Nagios can start very simple, but has the ability to end up very complex.
It's configs take a modular approach, you have monitors, monitors belong in groups, groups have operators/administrators, etc.
My big problem with nagios is when I used it last it didn't keep monitor history which makes trending impossible.
I eventually went with ipmonitor from solarwinds which has a nice web interface, all the reporting you may want and works pretty much like nagios does, but through a web interface. Very reasonable pricing too.

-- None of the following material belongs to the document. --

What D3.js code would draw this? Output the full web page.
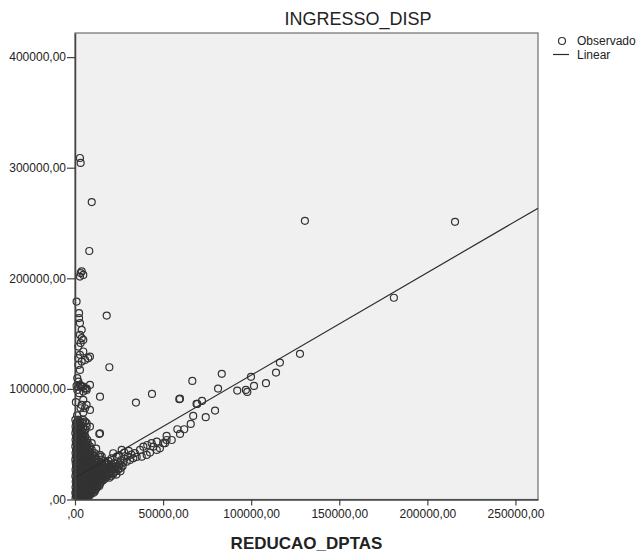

Of course I believe it only runs on windows, but it runs very nicely as a VM guest.
-Ross
----- Original Message ----- From: centos-bounces@centos.org centos-bounces@centos.org To: CentOS mailing list centos@centos.org Sent: Tue May 13 07:34:50 2008 Subject: Re: [CentOS] Somewhat OT:
2008/5/13 Kai Schaetzl maillists@conactive.com:
Sergio Belkin wrote on Mon, 12 May 2008 23:07:20 -0300:
[CentOS] Somewhat OT:
even then please write a senseful subject next time!
Kai
-- Kai Schätzl, Berlin, Germany Get your web at Conactive Internet Services: http://www.conactive.com
Yes, you're roght Kai, I don't know how I could write such a stupid subject, but it was too late yersterday, and I was writing with a little part of my brain working :)
Even so, thanks for your comments, I'd like more experiences about monitoring systems. Again of topic, I want to avoid Nagios because it looks like over complex but if someone has an actual experience demostrating the opposite, I'd be glad to hear.